Epitomics and 3SBio expect to file an IND application in China “either at the end of this year or early next year” for an antitumor necrosis factor (anti-TNF) antibody, expected to stop inflammatory diseases such as rheumatoid arthritis, Dr. Yu added.
Looking ahead, Dr. Yu reported plans to continue the company’s expansion into diagnostics by building facilities in China as well as the GMP lab in Burlingame: “The Chinese population makes for a very attractive market, and we’re also venturing into that anyway in the U.S.”
The company made news July 26 when it announced it had launched 23 cancer-related antibodies developed through a partnership with the NCI’s Center for Cancer Research. The collaboration aims to develop new reagents for cancer researchers.
With its catalog already at 2,500 antibodies and increasing, Epitomics has grown at about 35% per year and has been profitable every year since 2008. Dr. Yu said the company generates $20 million to $30 million in annual revenue but wouldn’t be more specific.
Epitomics raised $30 million during its first decade in business and is in the process of filing an IPO on the Taiwan Stock Exchange. Required filings are expected to be completed by September. The amount to be raised through the IPO has yet to be determined.
Intent on generating some business in China for stateside biotechs, the Commercial Service of the U.S. Department of Commerce is recruiting U.S. companies for a Biotech Life Sciences Trade Mission to China that will run between October 14 and 18. Francisco J. Sánchez, under secretary of commerce for international trade, will lead the trade mission, during which leaders of the U.S. businesses will meet decision-makers from the government of China as well as prescreened and qualified potential partners.

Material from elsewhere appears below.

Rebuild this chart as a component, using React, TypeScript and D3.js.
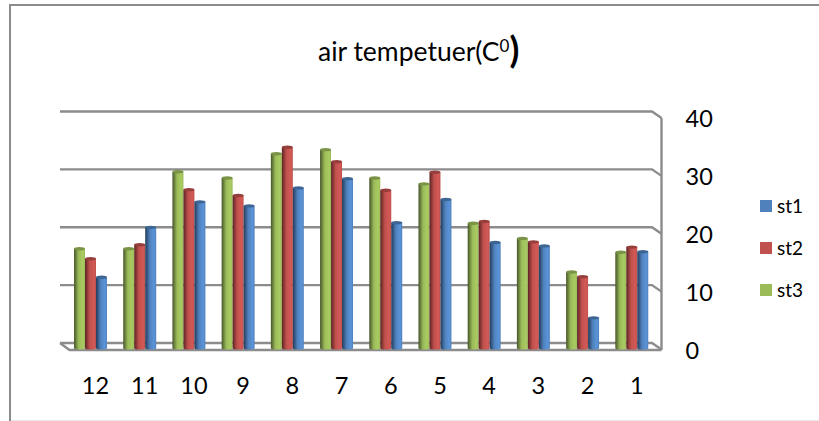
import React from "react";
import * as d3 from "d3";

const months = ["12", "11", "10", "9", "8", "7", "6", "5", "4", "3", "2", "1"];
const st3 = [17.1, 17.1, 30.4, 29.3, 33.5, 34.2, 29.3, 28.3, 21.5, 18.9, 13.1, 16.5];
const st2 = [15.4, 17.8, 27.3, 26.3, 34.6, 32.1, 27.2, 30.3, 21.8, 18.3, 12.3, 17.4];
const st1 = [12.2, 20.8, 25.2, 24.5, 27.6, 29.2, 21.6, 25.6, 18.2, 17.6, 5.2, 16.6];
const yTicks = [0, 10, 20, 30, 40];
const seriesNames = ["st3", "st2", "st1"];
const legendNames = ["st1", "st2", "st3"];
const seriesValues = [st3, st2, st1];
const baseColors: Record<string, string> = { st1: "#4f81bd", st2: "#c0504d", st3: "#9bbb59" };
const darkColors: Record<string, string> = { st1: "#223a57", st2: "#5a2422", st3: "#46552a" };
const lightColors: Record<string, string> = { st1: "#5b94d8", st2: "#d25a56", st3: "#a9cb62" };
const topColors: Record<string, string> = { st1: "#3d6594", st2: "#963e3b", st3: "#7a9346" };

const FONT = "Lato, 'Open Sans', sans-serif";
const GRID = "#8c8c8c";

const x0 = d3.scaleBand<string>().domain(months).range([60.5, 651]).paddingInner(0.33).paddingOuter(0.165);
const x1 = d3.scaleBand<string>().domain(seriesNames).range([0, x0.bandwidth()]);
const yBack = d3.scaleLinear().domain([0, 40]).range([343, 111.5]);
const yBar = d3.scaleLinear().domain([0, 40]).range([348, 116]);
const barShift = 5.4;
const labelShift = 10.4;
const depthX = 9.5;
const depthY = 6.5;
const backLeft = 60;
const backRight = 652;

export default function App() {
  return (
    <svg
      width={819}
      height={421}
      style={{ position: "absolute", left: 0, top: 0, display: "block", background: "#fff" }}
      fontFamily={FONT}
    >
      <defs>
        {legendNames.map((s) => (
          <linearGradient key={s} id={`cyl-${s}`} x1="0" x2="1" y1="0" y2="0">
            <stop offset="0" stopColor={darkColors[s]} />
            <stop offset="0.42" stopColor={baseColors[s]} />
            <stop offset="0.8" stopColor={lightColors[s]} />
            <stop offset="1" stopColor={baseColors[s]} />
          </linearGradient>
        ))}
      </defs>

      {/* outer frame */}
      <line x1={9} x2={819} y1={5} y2={5} stroke={GRID} strokeWidth={2} />
      <line x1={10} x2={10} y1={4} y2={421} stroke={GRID} strokeWidth={2} />
      <line x1={11} x2={819} y1={420.5} y2={420.5} stroke="#e8e8e8" strokeWidth={1} />

      {/* title */}
      <text x={318} y={61} fontSize={26.5} fill="#000">
        air tempetuer(C
        <tspan fontSize={17} dy={-9}>0</tspan>
        <tspan fontSize={36} fontWeight={700} dy={11}>)</tspan>
      </text>

      {/* gridlines with 3D return */}
      {yTicks.map((t) => (
        <path
          key={t}
          d={`M${backLeft},${yBack(t)}H${backRight}L${backRight + depthX},${yBack(t) + depthY}`}
          fill="none"
          stroke={GRID}
          strokeWidth={2.4}
        />
      ))}
      {/* floor and side wall */}
      <path
        d={`M${backLeft},${yBack(0)}L${backLeft + depthX},${yBack(0) + depthY + 0.5}H${backRight + depthX}`}
        fill="none"
        stroke={GRID}
        strokeWidth={2.4}
      />
      <line
        x1={backRight + depthX}
        x2={backRight + depthX}
        y1={yBack(40) + depthY}
        y2={yBack(0) + depthY + 0.5}
        stroke={GRID}
        strokeWidth={2.4}
      />

      {/* bars */}
      {months.map((m, i) => (
        <g key={m}>
          {seriesNames.map((s, k) => {
            const v = seriesValues[k][i];
            const bx = x0(m)! + x1(s)! + barShift;
            const w = x1.bandwidth();
            const top = yBar(v);
            const bottom = yBar(0);
            return (
              <g key={s}>
                <path
                  d={`M${bx},${top}V${bottom}A${w / 2},1.6 0 0 0 ${bx + w},${bottom}V${top}Z`}
                  fill={`url(#cyl-${s})`}
                />
                <ellipse cx={bx + w / 2} cy={top} rx={w / 2} ry={1.7} fill={topColors[s]} />
              </g>
            );
          })}
        </g>
      ))}

      {/* category labels */}
      {months.map((m) => (
        <text
          key={m}
          x={x0(m)! + x0.bandwidth() / 2 + labelShift}
          y={393.5}
          fontSize={23.5}
          textAnchor="middle"
          fill="#000"
        >
          {m}
        </text>
      ))}

      {/* value labels */}
      {yTicks.map((t) => (
        <text key={t} x={685.5} y={yBack(t) + 15.5} fontSize={23.5} fill="#000">
          {t}
        </text>
      ))}

      {/* legend */}
      {legendNames.map((s, i) => (
        <g key={s}>
          <rect x={760} y={200 + i * 42} width={12} height={12} fill={baseColors[s]} />
          <text x={777} y={213 + i * 42} fontSize={19} fill="#000">
            {s}
          </text>
        </g>
      ))}
    </svg>
  );
}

Participants will also network and attend briefings by ranking U.S. Embassy officials and biotechnology industry experts.
Valuable as that effort is, there’s no reason why Washington shouldn’t also pursue what promises to be an even better path to growing biotechnology in the U.S.—namely following Hamner’s path and working to marry fast-growing Chinese companies with stateside partners, both commercial and academic.
If nothing else, such an effort holds potential for being a successful example, so uncommon these days, of how the U.S. can still gain jobs in a biotechnology industry that increasingly is becoming more global.
Alex Philippidis is senior news editor at Genetic Engineering & Biotechnology News.